Sheetrock walls on 2x4 frames are perfect sound-transmitting membranes. Sound frequencies applied to one side will be vibrated off the other side much in the same way as a speaker cone. The construction of a sound-proof wall that I think would work best is to frame the wall on a 2x12, with supporting studs staggered from one side to the other, so no direct sound bridge passes from one membrane to the other. The other way to prevent sound from being transmitted by the wall itself is to lower the resonant frequency of the wall to below the audible human hearing range. You can purchase expensive sheets of lead-impregnated vinyl for this purpose. |
There are also special clips for hanging sheetrock that bridge the board above the stud, thus deadening sound transmission.
http://www.soundproofing.org/sales/ssp.htm http://dougaphs.smugmug.com/Do-It-Yo...73_9jBhk-M.jpg |
Flint, I've also heard that uneven wall lengths helps and so does having no wall that is a multiple of another.
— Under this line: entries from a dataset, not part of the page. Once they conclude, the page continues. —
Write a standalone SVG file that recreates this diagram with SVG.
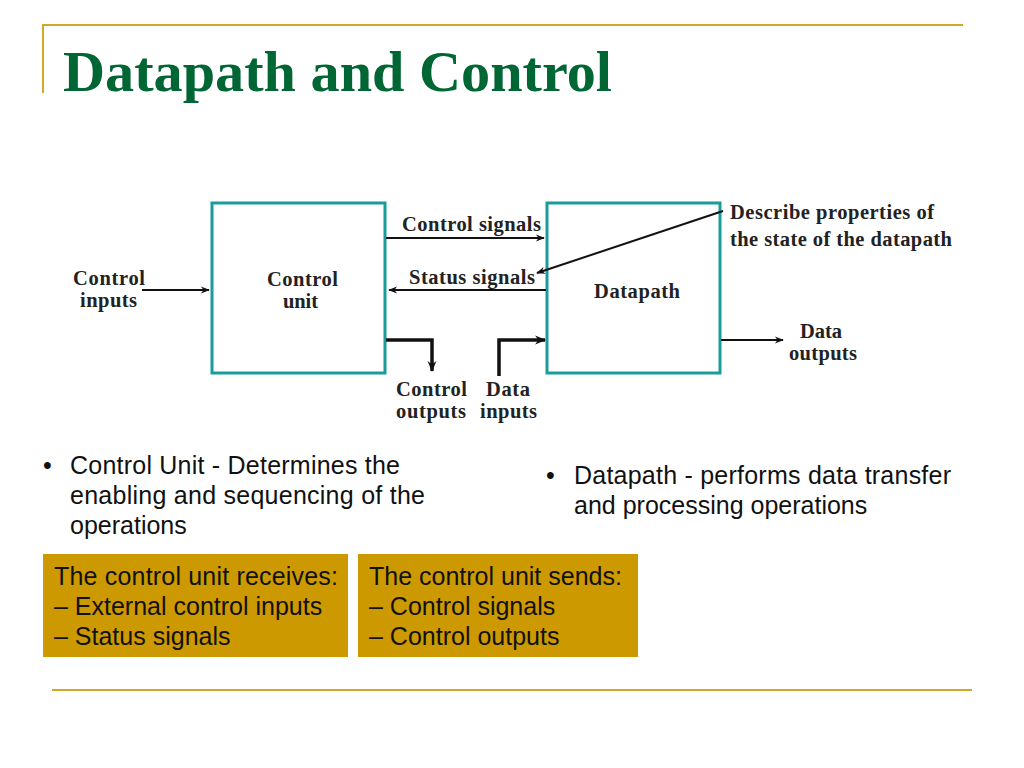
<svg xmlns="http://www.w3.org/2000/svg" width="1024" height="768" viewBox="0 0 1024 768">
<defs>
<style>
.rule{stroke:#D4A62A;stroke-width:2;fill:none}
.title{font-family:"Liberation Serif",serif;font-weight:bold;font-size:58px;fill:#006633}
.box{fill:none;stroke:#199C9C;stroke-width:3}
.lbl{font-family:"Liberation Serif",serif;font-weight:bold;font-size:20.5px;fill:#222}
.wire{stroke:#111;stroke-width:2;fill:none}
.thick{stroke:#111;stroke-width:3.5;fill:none}
.body{font-family:"Liberation Sans",Arial,sans-serif;font-size:25px;fill:#111}
.gold{fill:#CC9900}
</style>
<marker id="ah" viewBox="0 0 10 10" refX="9" refY="5" markerWidth="12" markerHeight="9" markerUnits="userSpaceOnUse" orient="auto">
<path d="M0,1 L10,5 L0,9 L3,5 Z" fill="#111"/>
</marker>
<marker id="ah2" viewBox="0 0 10 10" refX="9" refY="5" markerWidth="13" markerHeight="11" markerUnits="userSpaceOnUse" orient="auto">
<path d="M0,1 L10,5 L0,9 L3,5 Z" fill="#111"/>
</marker>
</defs>
<rect width="1024" height="768" fill="#fff"/>
<g id="frame">
<path class="rule" d="M42,25 H963 M43,25 V93"/>
<path class="rule" d="M52,690 H972"/>
</g>
<text class="title" x="63" y="91" textLength="549" lengthAdjust="spacingAndGlyphs">Datapath and Control</text>
<g id="control-unit">
<rect class="box" x="212" y="203" width="173" height="170"/>
<text class="lbl" x="267" y="286" textLength="71">Control</text>
<text class="lbl" x="283" y="308" textLength="35">unit</text>
</g>
<g id="datapath">
<rect class="box" x="547" y="203" width="173" height="170"/>
<text class="lbl" x="594" y="298" textLength="86">Datapath</text>
</g>
<g id="connectors">
<line class="wire" x1="142" y1="290" x2="209" y2="290" marker-end="url(#ah)"/>
<line class="wire" x1="386" y1="238" x2="544" y2="238" marker-end="url(#ah)"/>
<line class="wire" x1="546" y1="290" x2="389" y2="290" marker-end="url(#ah)"/>
<line class="wire" x1="723" y1="211" x2="537" y2="273" marker-end="url(#ah)"/>
<polyline class="thick" points="386,340 432,340 432,371" marker-end="url(#ah2)"/>
<polyline class="thick" points="499,376 499,340 545,340" marker-end="url(#ah2)"/>
<line class="wire" x1="721" y1="340" x2="783" y2="340" marker-end="url(#ah)"/>
</g>
<g id="labels">
<text class="lbl" x="73" y="285" textLength="72">Control</text>
<text class="lbl" x="80" y="307" textLength="57">inputs</text>
<text class="lbl" x="402" y="231" textLength="139">Control signals</text>
<text class="lbl" x="409" y="284" textLength="126">Status signals</text>
<text class="lbl" x="730" y="219" textLength="204">Describe properties of</text>
<text class="lbl" x="730" y="246" textLength="222">the state of the datapath</text>
<text class="lbl" x="396" y="396" textLength="71">Control</text>
<text class="lbl" x="396" y="418" textLength="70">outputs</text>
<text class="lbl" x="486" y="396" textLength="44">Data</text>
<text class="lbl" x="480" y="418" textLength="57">inputs</text>
<text class="lbl" x="800" y="338" textLength="42">Data</text>
<text class="lbl" x="789" y="360" textLength="68">outputs</text>
</g>
<g id="bullets">
<text class="body" x="43" y="474">•</text>
<text class="body" x="70" y="474" textLength="330">Control Unit - Determines the</text>
<text class="body" x="70" y="504" textLength="355">enabling and sequencing of the</text>
<text class="body" x="70" y="534">operations</text>
<text class="body" x="546" y="484">•</text>
<text class="body" x="574" y="484" textLength="377">Datapath - performs data transfer</text>
<text class="body" x="574" y="514">and processing operations</text>
</g>
<g id="receives">
<rect class="gold" x="43" y="554" width="305" height="103"/>
<text class="body" x="54" y="585" textLength="284">The control unit receives:</text>
<text class="body" x="54" y="615">– External control inputs</text>
<text class="body" x="54" y="645">– Status signals</text>
</g>
<g id="sends">
<rect class="gold" x="358" y="554" width="280" height="103"/>
<text class="body" x="369" y="585">The control unit sends:</text>
<text class="body" x="369" y="615">– Control signals</text>
<text class="body" x="369" y="645">– Control outputs</text>
</g>
</svg>
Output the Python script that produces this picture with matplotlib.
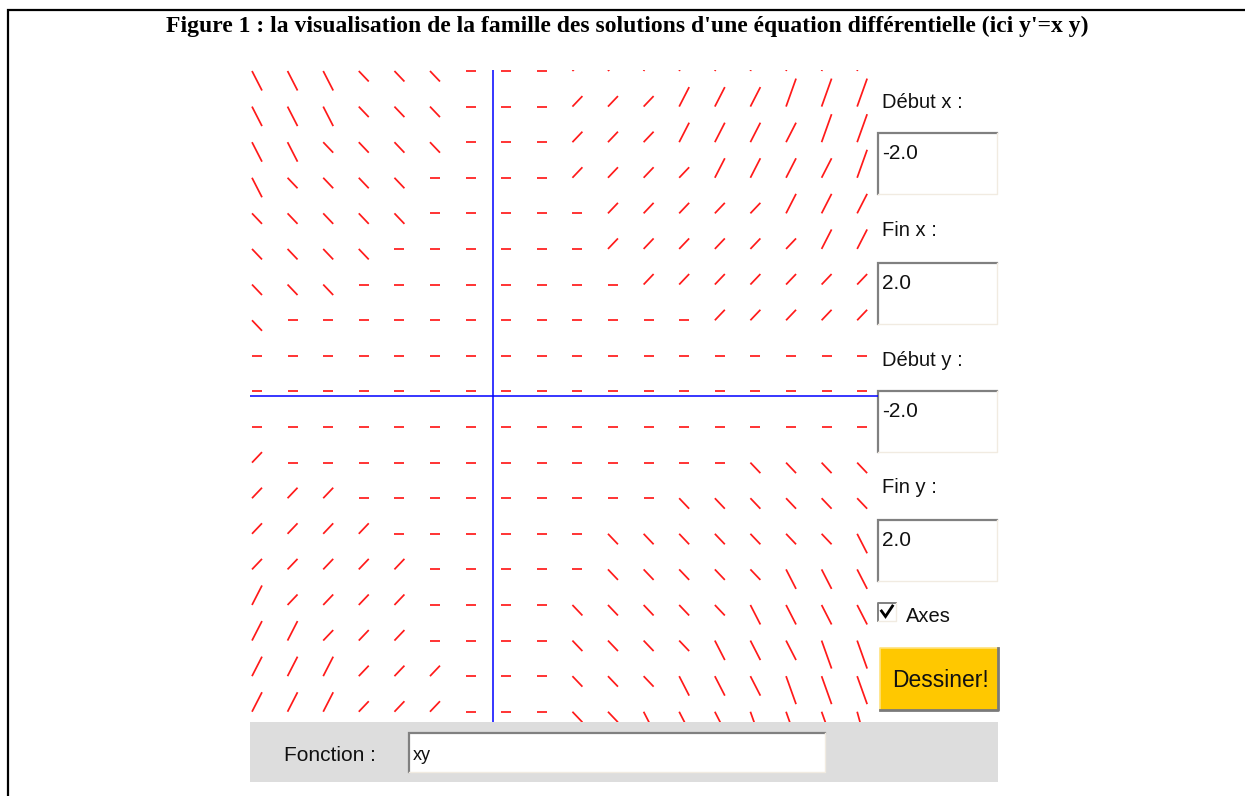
import numpy as np
from matplotlib import pyplot as plt
from matplotlib.collections import LineCollection
from matplotlib.patches import Rectangle

W, H = 1245, 796

# grid points of the slope field, in the applet's x / y units
x_cols = [-2.0, -1.705, -1.409, -1.114, -0.818, -0.523, -0.227, 0.068, 0.363,
          0.659, 0.954, 1.25, 1.545, 1.841, 2.136, 2.432, 2.727, 3.022]
y_rows = [2.0, 1.781, 1.562, 1.343, 1.124, 0.905, 0.686, 0.466, 0.247, 0.028,
          -0.191, -0.41, -0.629, -0.848, -1.067, -1.286, -1.505, -1.724, -1.943]

# slope class drawn at each grid point (rows from top to bottom)
slopes = [
    [-2, -2, -2, -1, -1, -1, 0, 0, 0, 1, 1, 2, 2, 2, 3, 3, 3, 4],
    [-2, -2, -2, -1, -1, -1, 0, 0, 0, 1, 1, 1, 2, 2, 2, 3, 3, 3],
    [-2, -2, -1, -1, -1, -1, 0, 0, 0, 1, 1, 1, 2, 2, 2, 2, 3, 3],
    [-2, -1, -1, -1, -1, 0, 0, 0, 0, 1, 1, 1, 1, 2, 2, 2, 2, 3],
    [-1, -1, -1, -1, -1, 0, 0, 0, 0, 0, 1, 1, 1, 1, 1, 2, 2, 2],
    [-1, -1, -1, -1, 0, 0, 0, 0, 0, 0, 1, 1, 1, 1, 1, 1, 2, 2],
    [-1, -1, -1, 0, 0, 0, 0, 0, 0, 0, 0, 1, 1, 1, 1, 1, 1, 1],
    [-1, 0, 0, 0, 0, 0, 0, 0, 0, 0, 0, 0, 0, 1, 1, 1, 1, 1],
    [0, 0, 0, 0, 0, 0, 0, 0, 0, 0, 0, 0, 0, 0, 0, 0, 0, 0],
    [0, 0, 0, 0, 0, 0, 0, 0, 0, 0, 0, 0, 0, 0, 0, 0, 0, 0],
    [0, 0, 0, 0, 0, 0, 0, 0, 0, 0, 0, 0, 0, 0, 0, 0, 0, 0],
    [1, 0, 0, 0, 0, 0, 0, 0, 0, 0, 0, 0, 0, 0, -1, -1, -1, -1],
    [1, 1, 1, 0, 0, 0, 0, 0, 0, 0, 0, 0, -1, -1, -1, -1, -1, -1],
    [1, 1, 1, 1, 0, 0, 0, 0, 0, 0, -1, -1, -1, -1, -1, -1, -1, -2],
    [1, 1, 1, 1, 1, 0, 0, 0, 0, 0, -1, -1, -1, -1, -1, -2, -2, -2],
    [2, 1, 1, 1, 1, 0, 0, 0, 0, -1, -1, -1, -1, -1, -2, -2, -2, -2],
    [2, 2, 1, 1, 1, 0, 0, 0, 0, -1, -1, -1, -1, -2, -2, -2, -3, -3],
    [2, 2, 2, 1, 1, 1, 0, 0, 0, -1, -1, -1, -2, -2, -2, -3, -3, -3],
    [2, 2, 2, 1, 1, 1, 0, 0, 0, -1, -1, -2, -2, -2, -3, -3, -3, -4],
]

fields = [("Début x :", "-2.0"), ("Fin x :", "2.0"),
          ("Début y :", "-2.0"), ("Fin y :", "2.0")]
function_text = "xy"
title = "Figure 1 : la visualisation de la famille des solutions d'une équation différentielle (ici y'=x y)"

# canvas of the applet, in screen pixels
CX0, CX1, CY0, CY1 = 250, 878, 70, 722
X_ORIGIN, Y_ORIGIN = 493, 396
PX_X, PX_Y = 120.5, 162.5       # pixels per unit
SEG_DX = 10                      # segment width in px
RISE = {0: 0, 1: 10.5, 2: 19.5, 3: 28, 4: 36}

fig = plt.figure(figsize=(W / 100, H / 100), dpi=100)
ui = fig.add_axes([0, 0, 1, 1], zorder=0)
ui.set_xlim(0, W)
ui.set_ylim(H, 0)
ui.axis("off")

# page frame
ui.plot([8, 8, W], [H, 10, 10], color="black", lw=1.6, solid_joinstyle="miter")
ui.text(627, 32, title, ha="center", va="baseline", fontsize=17,
        fontweight="bold", family="Liberation Serif", color="black")

# slope field
ax = fig.add_axes([CX0 / W, 1 - CY1 / H, (CX1 - CX0) / W, (CY1 - CY0) / H], zorder=1)
ax.set_xlim((CX0 - X_ORIGIN) / PX_X, (CX1 - X_ORIGIN) / PX_X)
ax.set_ylim((Y_ORIGIN - CY1) / PX_Y, (Y_ORIGIN - CY0) / PX_Y)
ax.axis("off")

segs = []
for r, y in enumerate(y_rows):
    for c, x in enumerate(x_cols):
        m = slopes[r][c]
        dy = np.sign(m) * RISE[abs(m)] / PX_Y
        segs.append([(x, y), (x + SEG_DX / PX_X, y + dy)])
ax.add_collection(LineCollection(segs, colors="#ff1a1a", linewidths=1.25,
                                 capstyle="butt"))
ax.axhline(0, color="#0000ff", lw=1.1)
ax.axvline(0, color="#0000ff", lw=1.1)


def text_field(x0, y0, x1, y1, value, size=15, dy=26):
    ui.add_patch(Rectangle((x0, y0), x1 - x0, y1 - y0, facecolor="white",
                           edgecolor="none"))
    ui.plot([x0, x0, x1], [y1, y0, y0], color="#808080", lw=1.6,
            solid_joinstyle="miter")
    ui.plot([x0, x1, x1], [y1, y1, y0], color="#f1ebe1", lw=1.0)
    ui.text(x0 + 4, y0 + dy, value, fontsize=size, va="baseline",
            family="Liberation Sans", color="#111111")


label_base = [108, 236, 366, 493]
box_top = [133, 263, 391, 520]
for (lab, val), lb, bt in zip(fields, label_base, box_top):
    ui.text(882, lb, lab, fontsize=14.5, va="baseline", family="Liberation Sans",
            color="#111111")
    text_field(878, bt, 997, bt + 61, val)

# checkbox "Axes"
ui.add_patch(Rectangle((878, 603), 18, 18, facecolor="white", edgecolor="none"))
ui.plot([878, 878, 896], [621, 603, 603], color="#808080", lw=1.4)
ui.plot([878, 896, 896], [621, 621, 603], color="#f1ebe1", lw=1.0)
ui.plot([881.5, 885.5, 892.5], [611, 616.5, 606], color="black", lw=2.0,
        solid_joinstyle="miter")
ui.text(906, 622, "Axes", fontsize=14.5, va="baseline", family="Liberation Sans",
        color="#111111")

# button
ui.add_patch(Rectangle((880, 648), 118, 62, facecolor="#ffc800", edgecolor="none"))
ui.plot([880, 880, 998], [710, 648, 648], color="#ffe27a", lw=1.2)
ui.plot([880, 998, 998], [710, 710, 648], color="#7a7a7a", lw=2.0)
ui.text(940, 687, "Dessiner!", fontsize=16.5, ha="center", va="baseline",
        family="Liberation Sans", color="#111111")

# bottom panel
ui.add_patch(Rectangle((250, 722), 748, 60, facecolor="#dddddd", edgecolor="none"))
ui.text(284, 761, "Fonction :", fontsize=15, va="baseline",
        family="Liberation Sans", color="#111111")
text_field(409, 733, 825, 772, function_text, size=13, dy=27)

fig.savefig("out.png", dpi=100)
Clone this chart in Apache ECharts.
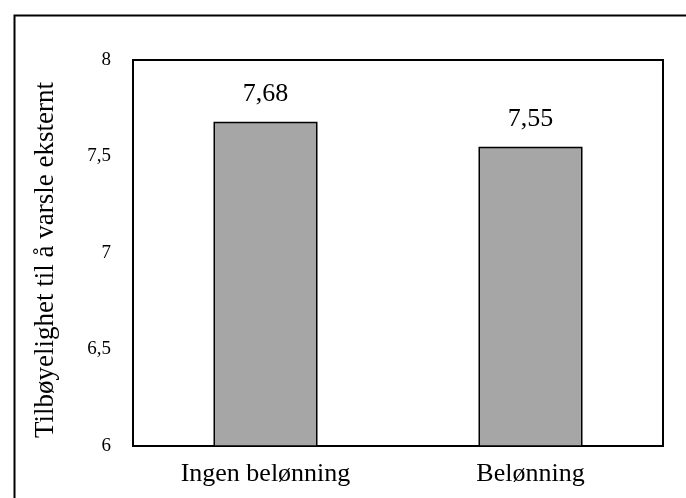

Thanks for the link, Feet. STC 60 would definitely do the job. I got advice from a Filipino guy. He said that he built his sound-deadening building so that each wall is two layers of cinder blocks with a three-inch sand-filled space in between. I can't imagine running power into a building like that, or ventilating smoke or other gases. |
Could you fill the walls with teenagers? Apparently their ears take in all sorts of yelling, but all is silent by the time it makes it to the brain.....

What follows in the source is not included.